Beispiel: Frühe Bitcoin-Investoren, die 2010 für wenige Cents einen Bitcoin erwarben, haben einen massiven Wertzuwachs erfahren, während neue Teilnehmer mehrere Tausend Dollar für denselben Bitcoin bezahlen müssen.

Zukunftsaussichten und Herausforderungen

Während Bitcoin einen bedeutenden Schritt hin zu einer gerechteren Geldverteilung darstellt, gibt es dennoch Herausforderungen. Das Mining-System begünstigt Miner mit starker Rechenleistung, was dazu führen kann, dass technologische Ungleichheiten zu wirtschaftlichen Vorteilen führen. Zudem bleibt die Frage, wie sich Bitcoin in einem globalen Finanzsystem durchsetzen wird, das nach wie vor stark von Fiatwährungen und zentralen Instanzen dominiert wird.

Denkanstoß: Welche Auswirkungen könnte es haben, wenn Regierungen weltweit Bitcoin als offizielle Währung anerkennen würden? 

Wissenswertes

Wissen – kurz & kompakt

  • Der Cantillon-Effekt zeigt, wie ungleiche Geldverteilung zu wirtschaftlicher Ungleichheit führt.
  • Bitcoin ist eine dezentrale digitale Währung, die eine feste Obergrenze hat und keine Inflation erlaubt.
  • Obwohl Bitcoin den Cantillon-Effekt minimieren kann, profitieren auch hier frühe Anwender mehr als späte Teilnehmer.
  • Das Mining-Verfahren sorgt für eine gerechtere Verteilung neuer Bitcoin, ist jedoch abhängig von technologischen Ressourcen.

Glossar

  • Cantillon-Effekt: Ein wirtschaftliches Phänomen, bei dem neu geschaffenes Geld ungleich in die Wirtschaft fließt und Preisanstiege verursacht.
  • Bitcoin: Eine digitale Währung, die dezentral ohne zentrale Instanzen funktioniert und auf maximal 21 Millionen Einheiten begrenzt ist.
  • Mining: Der Prozess, bei dem neue Bitcoin durch das Lösen von Rechenaufgaben erschaffen werden.
  • Dezentralität: Ein System, in dem keine zentrale Instanz Kontrolle ausübt, sondern die Macht auf viele Teilnehmer verteilt ist.
  • Quantitative Lockerung (QE): Eine geldpolitische Maßnahme, bei der Zentralbanken große Mengen an Geld schaffen, um die Wirtschaft zu stabilisieren.
  • Inflation: Der Anstieg des allgemeinen Preisniveaus für Waren und Dienstleistungen.
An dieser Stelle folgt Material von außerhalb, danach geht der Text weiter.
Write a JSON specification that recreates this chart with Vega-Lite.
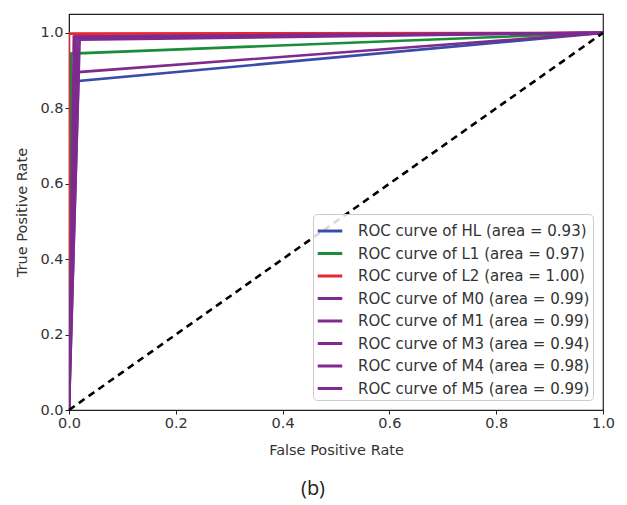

Denkanstöße und weiterführende Fragen

  • Kann Bitcoin langfristig ein stabileres Finanzsystem schaffen als Fiatwährungen?
  • Wie könnte das Mining-Verfahren verändert werden, um die Abhängigkeit von technologischer Überlegenheit zu reduzieren?
  • Ist es möglich, dass der Cantillon-Effekt vollständig beseitigt wird, oder wird es immer wirtschaftliche Ungleichheiten geben?
  • Welche politischen und gesellschaftlichen Auswirkungen hätte die globale Anerkennung von Bitcoin als offizielle Währung?